No mucho tiempo después del inicio de una brutal pandemia, que mata a millones de personas a través del mundo, una serie de marchas multitudinarias desestabilizan a un gobierno débil e indeciso. Un líder de orígenes socialistas que, durante años, ha buscado el máximo poder en nombre del “pueblo”, quiere imponer su versión sui generis del colectivismo.
Los sindicatos organizan un paro y detienen la economía. Esto desata la violencia. Miles de estudiantes universitarios salen a las calles. Ingenuamente, se entremezclan con escuadras violentas, cuyos miembros visten de negro. En muchas partes del país, quienes mandan son ellos. El caudillo percibe que su momento puede haber llegado, y no pretende someterse a los límites de poder establecidos.
Sus seguidores no sólo atacan el liberalismo económico, que consideran materialista e injusto. También niegan la legitimidad de la democracia liberal; rechazan la idea de que una mayoría pueda elegir a un gobierno por un período predeterminado, mientras que la oposición se prepara en paz para ganar las próximas elecciones, la manera de formar un nuevo gobierno.

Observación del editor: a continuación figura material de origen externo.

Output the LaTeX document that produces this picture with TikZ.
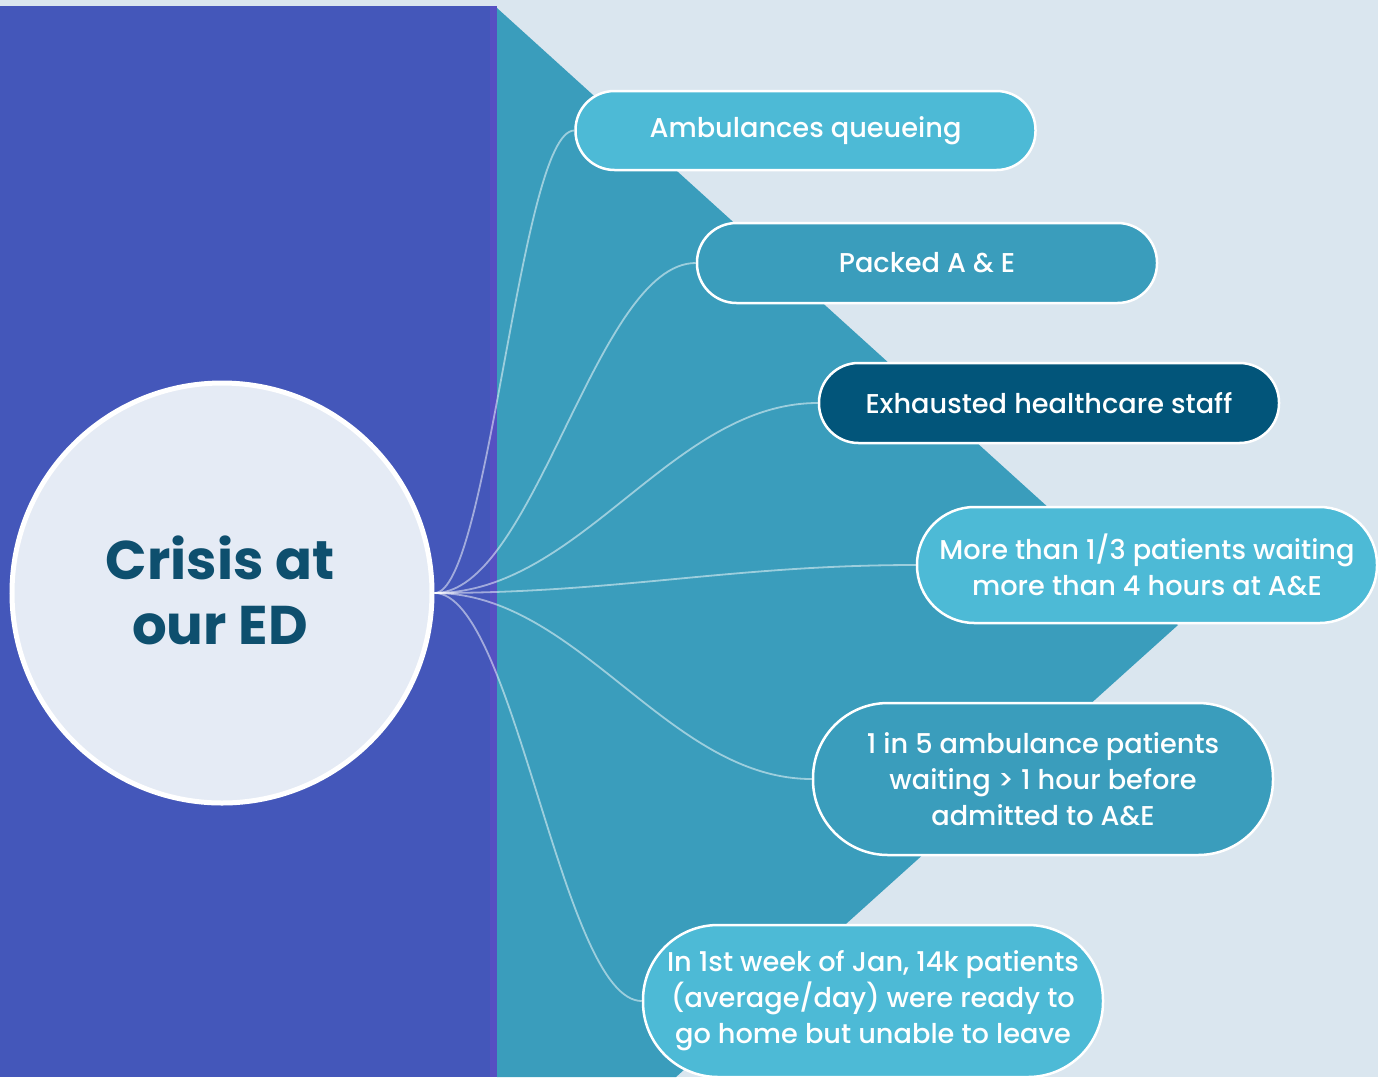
\documentclass[tikz,border=0pt]{standalone}
\usepackage{fontspec}
\setmainfont{Poppins}[UprightFont=* Medium, BoldFont=* Bold]
\definecolor{bgc}{HTML}{DAE6EF}
\definecolor{purp}{HTML}{4457BA}
\definecolor{purpedge}{HTML}{5650C2}
\definecolor{teal}{HTML}{3A9DBC}
\definecolor{lightbox}{HTML}{4DBAD6}
\definecolor{darkbox}{HTML}{02557A}
\definecolor{circfill}{HTML}{E5EBF5}
\definecolor{titlec}{HTML}{0E4F6E}
\pgfdeclarelayer{backlayer}
\pgfdeclarelayer{linklayer}
\pgfsetlayers{backlayer,linklayer,main}
\begin{document}
\begin{tikzpicture}[x=1pt,y=-1pt,
  pill/.style={draw=white, line width=2.5pt, text=white, align=center,
    minimum width=460pt, inner sep=0pt, font=\fontsize{27.2}{36}\selectfont},
  conn/.style={draw=white, draw opacity=0.5, line width=1.8pt}]
\useasboundingbox (0,0) rectangle (1378,1077);
\begin{pgfonlayer}{backlayer}
\fill[bgc] (0,0) rectangle (1378,1077);
\fill[purp] (0,6) rectangle (497,1077);
\fill[purpedge] (490,6) rectangle (497,1077);
\fill[teal] (497,8) -- (1178,625) -- (676,1077) -- (497,1077) -- cycle;
\end{pgfonlayer}
% circle
\node[circle, draw=white, line width=5pt, fill=circfill, minimum size=420pt, inner sep=0pt] (c) at (222,593) {};
\node[text=titlec, align=center, font=\bfseries\fontsize{54.5}{65}\selectfont, inner sep=0pt] (title) at (220,590) {Crisis at\\our ED};
% boxes
\node[pill, fill=lightbox, minimum height=79pt, rounded corners=39pt] (amb) at (805.5,130.5) {Ambulances queueing};
\node[pill, fill=teal, minimum height=80pt, rounded corners=39.5pt] (pack) at (927,263) {Packed A \& E};
\node[pill, fill=darkbox, minimum height=80pt, rounded corners=39.5pt] (exh) at (1049,403) {Exhausted healthcare staff};
\node[pill, fill=lightbox, minimum height=116pt, rounded corners=57.5pt] (more) at (1147,565) {More than 1/3 patients waiting\\more than 4 hours at A\&E};
\node[pill, fill=teal, minimum height=152pt, rounded corners=75pt] (five) at (1043,779) {1 in 5 ambulance patients\\waiting > 1 hour before\\admitted to A\&E};
\node[pill, fill=lightbox, minimum height=152pt, rounded corners=75pt] (week) at (873,1001) {In 1st week of Jan, 14k patients\\(average/day) were ready to\\go home but unable to leave};
% connectors
\begin{pgfonlayer}{linklayer}
\draw[conn] (c.east) .. controls +(54,0) and +(-54,0) .. (amb.west);
\draw[conn] (c.east) .. controls +(100,0) and +(-100,0) .. (pack.west);
\draw[conn] (c.east) .. controls +(146,0) and +(-146,0) .. (exh.west);
\draw[conn] (c.east) .. controls +(184,0) and +(-184,0) .. (more.west);
\draw[conn] (c.east) .. controls +(144,0) and +(-144,0) .. (five.west);
\draw[conn] (c.east) .. controls +(80,0) and +(-80,0) .. (week.west);
\end{pgfonlayer}
\end{tikzpicture}
\end{document}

Este sistema es, según ellos, irrelevante. El gobierno electo al que se oponen no sólo es débil, sino ilegítimo, como ha mantenido su líder una y otra vez. Sienten que su voluntad puede prevalecer con la fuerza. Su objetivo es el poder; su método, la acción directa.

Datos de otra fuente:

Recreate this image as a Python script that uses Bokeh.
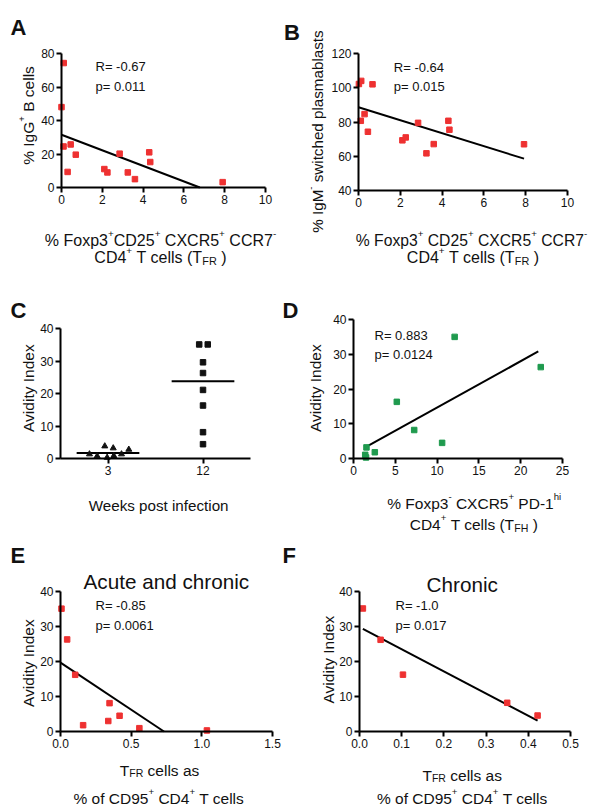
import math
from bokeh.plotting import figure
from bokeh.models import Range1d, LinearAxis, FixedTicker, Label, NumeralTickFormatter
from bokeh.layouts import column, row
from bokeh.embed import file_html
from bokeh.resources import INLINE

# ---------------- data ----------------
# Panel A: % IgG+ B cells vs % TFR
a_x = [0.11, 0.0, 0.10, 0.30, 0.45, 0.70, 2.10, 2.25, 2.85, 3.25, 3.60, 4.30, 4.35, 7.90]
a_y = [74.3, 48.0, 24.5, 9.3, 25.7, 19.6, 11.0, 9.0, 20.2, 9.0, 5.0, 21.0, 15.2, 3.2]
a_fit_x = [0.0, 6.78]
a_fit_y = [31.5, 0.0]
a_stats = ["R= -0.67", "p= 0.011"]
a_xticks = [0, 2, 4, 6, 8, 10]
a_yticks = [0, 20, 40, 60, 80]

# Panel B: % IgM- switched plasmablasts vs % TFR
b_x = [0.02, 0.13, 0.11, 0.29, 0.45, 0.67, 2.10, 2.26, 2.85, 3.25, 3.60, 4.30, 4.35, 7.92]
b_y = [102.2, 104.0, 80.7, 84.6, 74.3, 102.0, 69.3, 71.0, 79.5, 61.7, 67.1, 80.7, 75.5, 67.0]
b_fit_x = [0.0, 7.92]
b_fit_y = [88.6, 58.6]
b_stats = ["R=  -0.64", "p= 0.015"]
b_xticks = [0, 2, 4, 6, 8, 10]
b_yticks = [40, 60, 80, 100, 120]

# Panel C: avidity index by weeks post infection
c_groups = ["3", "12"]
c_w3_offset = [-0.195, -0.114, -0.034, -0.009, 0.055, 0.061, 0.142, 0.219]
c_w3_y = [1.35, 0.74, 3.8, 0.3, 3.2, 0.83, 1.35, 2.77]
c_w12_offset = [-0.04, 0.05, 0.0, 0.0, 0.0, 0.0, 0.0, 0.0]
c_w12_y = [35.1, 35.1, 29.6, 26.3, 21.1, 16.3, 8.1, 4.4]
c_medians = [1.7, 23.8]
c_yticks = [0, 10, 20, 30, 40]

# Panel D: avidity index vs % TFH
d_x = [1.55, 1.40, 1.50, 2.55, 5.18, 7.26, 10.6, 12.1, 22.4]
d_y = [3.2, 1.06, 0.3, 1.8, 16.3, 8.2, 4.5, 35.0, 26.3]
d_fit_x = [1.4, 22.1]
d_fit_y = [3.2, 30.8]
d_stats = ["R= 0.883", "p= 0.0124"]
d_xticks = [0, 5, 10, 15, 20, 25]
d_yticks = [0, 10, 20, 30, 40]

# Panel E: acute and chronic
e_x = [0.007, 0.047, 0.104, 0.16, 0.338, 0.347, 0.418, 0.558, 1.036]
e_y = [35.1, 26.3, 16.2, 1.8, 3.0, 8.1, 4.5, 0.95, 0.3]
e_fit_x = [0.0, 0.732]
e_fit_y = [19.7, 0.0]
e_stats = ["R= -0.85", "p= 0.0061"]
e_xticks = [0.0, 0.5, 1.0, 1.5]
e_yticks = [0, 10, 20, 30, 40]

# Panel F: chronic
f_x = [0.008, 0.05, 0.103, 0.35, 0.422]
f_y = [35.15, 26.2, 16.25, 8.2, 4.56]
f_fit_x = [0.008, 0.422]
f_fit_y = [29.35, 3.1]
f_stats = ["R= -1.0", "p= 0.017"]
f_xticks = [0.0, 0.1, 0.2, 0.3, 0.4, 0.5]
f_yticks = [0, 10, 20, 30, 40]

# ---------------- styling helpers ----------------
FONT = "Liberation Sans"
RED = "#ee3131"
GREEN = "#1f9a4e"
BLACK = "#111111"

CW = {' ': 278, '%': 889, '(': 333, ')': 333, '+': 584, '-': 333, '.': 278, '=': 584,
      'A': 667, 'B': 667, 'C': 722, 'D': 722, 'E': 667, 'F': 611, 'G': 778, 'H': 722,
      'I': 278, 'M': 833, 'P': 667, 'R': 722, 'T': 611, 'W': 944, 'X': 667,
      'a': 556, 'b': 556, 'c': 500, 'd': 556, 'e': 556, 'f': 278, 'g': 556, 'h': 556,
      'i': 222, 'k': 500, 'l': 222, 'm': 833, 'n': 556, 'o': 556, 'p': 556, 'r': 333,
      's': 500, 't': 278, 'u': 556, 'v': 500, 'w': 722, 'x': 500, 'y': 500}


def text_w(s, fs):
    return sum(CW.get(ch, 556) for ch in s) * fs / 1000.0


class Panel:
    """One figure whose frame fills its whole cell; axes sit at fixed data locations."""

    def __init__(self, cell, axpx, xr, yr):
        self.cx, self.cy, self.cw, self.ch = cell
        self.axl, self.axr, self.axt, self.axb = axpx
        self.x0, self.x1 = xr
        self.y0, self.y1 = yr
        self.sx = (self.x1 - self.x0) / (self.axr - self.axl)
        self.sy = (self.y1 - self.y0) / (self.axb - self.axt)
        xs = self.dx(self.cx)
        xe = self.dx(self.cx + self.cw)
        ys = self.dy(self.cy + self.ch)
        ye = self.dy(self.cy)
        self.p = figure(width=self.cw, height=self.ch, min_border=0,
                        min_border_left=0, min_border_right=0, min_border_top=0, min_border_bottom=0,
                        x_range=Range1d(xs, xe), y_range=Range1d(ys, ye),
                        x_axis_location=None, y_axis_location=None,
                        toolbar_location=None, tools="", output_backend="svg",
                        outline_line_color=None, background_fill_color="white",
                        border_fill_color="white")
        for g in self.p.grid:
            g.visible = False

    def dx(self, px):
        return self.x0 + (px - self.axl) * self.sx

    def dy(self, py):
        return self.y0 + (self.axb - py) * self.sy

    def axes(self, xticks, yticks, xfmt="0", yfmt="0", xover=None):
        for side, ticks, fmt in (("below", xticks, xfmt), ("left", yticks, yfmt)):
            if side == "below":
                ax = LinearAxis(fixed_location=self.y0, bounds=(self.x0, self.x1))
            else:
                ax = LinearAxis(fixed_location=self.x0, bounds=(self.y0, self.y1))
            ax.ticker = FixedTicker(ticks=ticks)
            ax.formatter = NumeralTickFormatter(format=fmt)
            if side == "below" and xover:
                ax.major_label_overrides = xover
            ax.axis_line_width = 2
            ax.axis_line_color = "black"
            ax.major_tick_line_width = 2
            ax.major_tick_line_color = "black"
            ax.major_tick_out = 5
            ax.major_tick_in = 0
            ax.minor_tick_line_color = None
            ax.major_label_text_font = FONT
            ax.major_label_text_font_size = "12px"
            ax.major_label_text_color = BLACK
            ax.major_label_standoff = 2
            self.p.add_layout(ax, side)

    def label(self, text, px, py, fs, align="left", bold=False, angle=0.0):
        self.p.add_layout(Label(x=self.dx(px), y=self.dy(py), text=text, angle=angle,
                                text_align=align, text_baseline="alphabetic",
                                text_font=FONT, text_font_size=f"{fs:.2f}px",
                                text_font_style="bold" if bold else "normal",
                                text_color=BLACK))

    def rich(self, segs, center, base, fs, vertical=False):
        kinds = {"n": (1.0, 0.0), "sup": (0.62, 0.40), "sub": (0.68, -0.22)}
        total = sum(text_w(t, fs * kinds[k][0]) for t, k in segs)
        pos = -total / 2.0
        for t, k in segs:
            sc, sh = kinds[k]
            f = fs * sc
            lead = len(t) - len(t.lstrip(' '))
            shown = t.strip(' ')
            off = pos + lead * 278 * f / 1000.0
            if shown:
                if vertical:
                    self.label(shown, base - sh * fs, center - off, f, angle=math.pi / 2)
                else:
                    self.label(shown, center + off, base - sh * fs, f)
            pos += text_w(t, f)

    def stats(self, texts, px, py1, py2, fs=13):
        self.label(texts[0], px, py1, fs)
        self.label(texts[1], px, py2, fs)


TITLE_FS = 15.5
LET_FS = 22
HEAD_FS = 20.7

COL_L, COL_R = (0, 281), (281, 321)
ROWS = [(0, 275), (275, 259), (534, 275)]

# ---------------- Panel A ----------------
A = Panel((COL_L[0], ROWS[0][0], COL_L[1], ROWS[0][1]), (61, 265, 53, 187), (0, 10), (0, 80))
A.axes(a_xticks, a_yticks)
A.p.line(a_fit_x, a_fit_y, line_color="black", line_width=2)
A.p.scatter(a_x, a_y, marker="square", size=5.5, fill_color=RED, line_color=RED)
A.label("A", 10, 26.7, LET_FS, bold=True)
A.stats(a_stats, 95, 65.7, 86)
A.rich([("% IgG", "n"), ("+", "sup"), (" B cells", "n")], 115, 28, TITLE_FS, vertical=True)
A.rich([("% Foxp3", "n"), ("+", "sup"), ("CD25", "n"), ("+", "sup"), (" CXCR5", "n"), ("+", "sup"),
        (" CCR7", "n"), ("-", "sup")], 160, 239.5, 16)
A.rich([("CD4", "n"), ("+", "sup"), (" T cells (T", "n"), ("FR", "sub"), (" )", "n")], 160, 256.5, 16)

# ---------------- Panel B ----------------
B = Panel((COL_R[0], ROWS[0][0], COL_R[1], ROWS[0][1]), (358, 567, 53, 190), (0, 10), (40, 120))
B.axes(b_xticks, b_yticks)
B.p.line(b_fit_x, b_fit_y, line_color="black", line_width=2)
B.p.scatter(b_x, b_y, marker="square", size=5.5, fill_color=RED, line_color=RED)
B.label("B", 283.5, 31.5, LET_FS, bold=True)
B.stats(b_stats, 393.3, 66.7, 86)
B.rich([("% IgM", "n"), ("-", "sup"), (" switched plasmablasts", "n")], 131, 316.5, 15.2, vertical=True)
B.rich([("% Foxp3", "n"), ("+", "sup"), (" CD25", "n"), ("+", "sup"), (" CXCR5", "n"), ("+", "sup"),
        (" CCR7", "n"), ("-", "sup")], 471, 240, 15.7)
B.rich([("CD4", "n"), ("+", "sup"), (" T cells (T", "n"), ("FR", "sub"), (" )", "n")], 472.5, 256.7, 16)

# ---------------- Panel C ----------------
C = Panel((COL_L[0], ROWS[1][0], COL_L[1], ROWS[1][1]), (60, 250, 328, 458), (0, 2), (0, 40))
c_centers = [i + 0.5 for i in range(len(c_groups))]
C.axes(c_centers, c_yticks, xover={c: g for c, g in zip(c_centers, c_groups)})
C.p.segment(x0=[c - 0.33 for c in c_centers], x1=[c + 0.33 for c in c_centers],
            y0=c_medians, y1=c_medians, line_color="black", line_width=2)
C.p.scatter([c_centers[0] + o for o in c_w3_offset], c_w3_y, marker="triangle", size=6,
            fill_color=BLACK, line_color=BLACK)
C.p.scatter([c_centers[1] + o for o in c_w12_offset], c_w12_y, marker="square", size=5.5,
            fill_color=BLACK, line_color=BLACK)
C.label("C", 10, 310, LET_FS, bold=True)
C.rich([("Avidity Index", "n")], 387.5, 27.7, TITLE_FS, vertical=True)
C.rich([("Weeks post infection", "n")], 158.3, 505, 15.2)

# ---------------- Panel D ----------------
D = Panel((COL_R[0], ROWS[1][0], COL_R[1], ROWS[1][1]), (353, 562, 319, 458), (0, 25), (0, 40))
D.axes(d_xticks, d_yticks)
D.p.line(d_fit_x, d_fit_y, line_color="black", line_width=2)
D.p.scatter(d_x, d_y, marker="square", size=5.5, fill_color=GREEN, line_color=GREEN)
D.label("D", 282, 310, LET_FS, bold=True)
D.stats(d_stats, 374, 335, 354.3)
D.rich([("Avidity Index", "n")], 387.5, 314.5, TITLE_FS, vertical=True)
D.rich([("% Foxp3", "n"), ("-", "sup"), (" CXCR5", "n"), ("+", "sup"), (" PD-1", "n"), ("hi", "sup")],
       473.7, 502.5, TITLE_FS)
D.rich([("CD4", "n"), ("+", "sup"), (" T cells (T", "n"), ("FH", "sub"), (" )", "n")], 473.3, 524, TITLE_FS)

# ---------------- Panel E ----------------
E = Panel((COL_L[0], ROWS[2][0], COL_L[1], ROWS[2][1]), (60, 272, 591, 731), (0, 1.5), (0, 40))
E.axes(e_xticks, e_yticks, xfmt="0.0")
E.p.line(e_fit_x, e_fit_y, line_color="black", line_width=2)
E.p.scatter(e_x, e_y, marker="square", size=5.5, fill_color=RED, line_color=RED)
E.label("E", 10, 555, LET_FS, bold=True)
E.label("Acute and chronic", 165.8, 580.5, HEAD_FS, align="center")
E.stats(e_stats, 95, 605, 625)
E.rich([("Avidity Index", "n")], 662.5, 27.7, TITLE_FS, vertical=True)
E.rich([("T", "n"), ("FR", "sub"), (" cells as", "n")], 159, 769.5, TITLE_FS)
E.rich([("% of CD95", "n"), ("+", "sup"), (" CD4", "n"), ("+", "sup"), (" T cells", "n")], 158.3, 798, TITLE_FS)

# ---------------- Panel F ----------------
F = Panel((COL_R[0], ROWS[2][0], COL_R[1], ROWS[2][1]), (359, 570, 591, 731), (0, 0.5), (0, 40))
F.axes(f_xticks, f_yticks, xfmt="0.0")
F.p.line(f_fit_x, f_fit_y, line_color="black", line_width=2)
F.p.scatter(f_x, f_y, marker="square", size=5.5, fill_color=RED, line_color=RED)
F.label("F", 282, 555, LET_FS, bold=True)
F.label("Chronic", 461.7, 584.3, HEAD_FS, align="center")
F.stats(f_stats, 395, 605, 625)
F.rich([("Avidity Index", "n")], 659, 327.7, TITLE_FS, vertical=True)
F.rich([("T", "n"), ("FR", "sub"), (" cells as", "n")], 461.7, 774.5, TITLE_FS)
F.rich([("% of CD95", "n"), ("+", "sup"), (" CD4", "n"), ("+", "sup"), (" T cells", "n")], 461.7, 798, TITLE_FS)

layout = column(row(A.p, B.p), row(C.p, D.p), row(E.p, F.p))
open("out.html", "w").write(file_html(layout, INLINE))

Pero el caudillo no controla el caos que desata. Aunque escribe textos incendiarios, no está al frente de las marchas que convoca desde cómodas y removidas ubicaciones. Tiene un pie en el país, otro en el exterior. Sabe que, si son autorizadas, las fuerzas armadas podrían restaurar el orden y la libertad. Si le conviene, busca eludir las consecuencias de su discurso de odio y resentimiento.
Reina el desorden, pero los revolucionarios también hacen uso de milimétricas acciones de guerra. Al marchar hacia la ciudad capital, bloquean su acceso al mundo exterior para dejarla incomunicada y sin suministros. Es un acto hostil no sólo contra un gobierno, sino contra millones de personas de la población civil. Peor aún, es sólo una minoría violenta -compuesta de decenas de miles de allegados- la que tiene al país entero contra la pared.
Es octubre de 1922, y el Rey Víctor Manuel III de Italia no declara la ley marcial, sino que cede ante la presión de la “Marcha sobre Roma” del movimiento fascista. Exige la renuncia del Primer Ministro Luigi Facta e invita a Benito Mussolini, líder del fascismo, a liderar un nuevo gobierno.
Tanto fascistas como comunistas odian el liberalismo, pero entre ellos se tiran a degüello. En agosto, los sindicatos habían convocado el paro para exigir protección frente a los ataques de las “Camisas negras”.
Como escribe el profesor Anthony di Renzo, el rey “detestaba a los fascistas, pero temía a los comunistas”, quienes querían abolir la monarquía. Pero ésta sólo se mantiene hasta 1946. La lección, sin embargo, es perenne: nunca ceder ante minorías violentas que recurren a la acción directa contra gobiernos electos y poblaciones inocentes.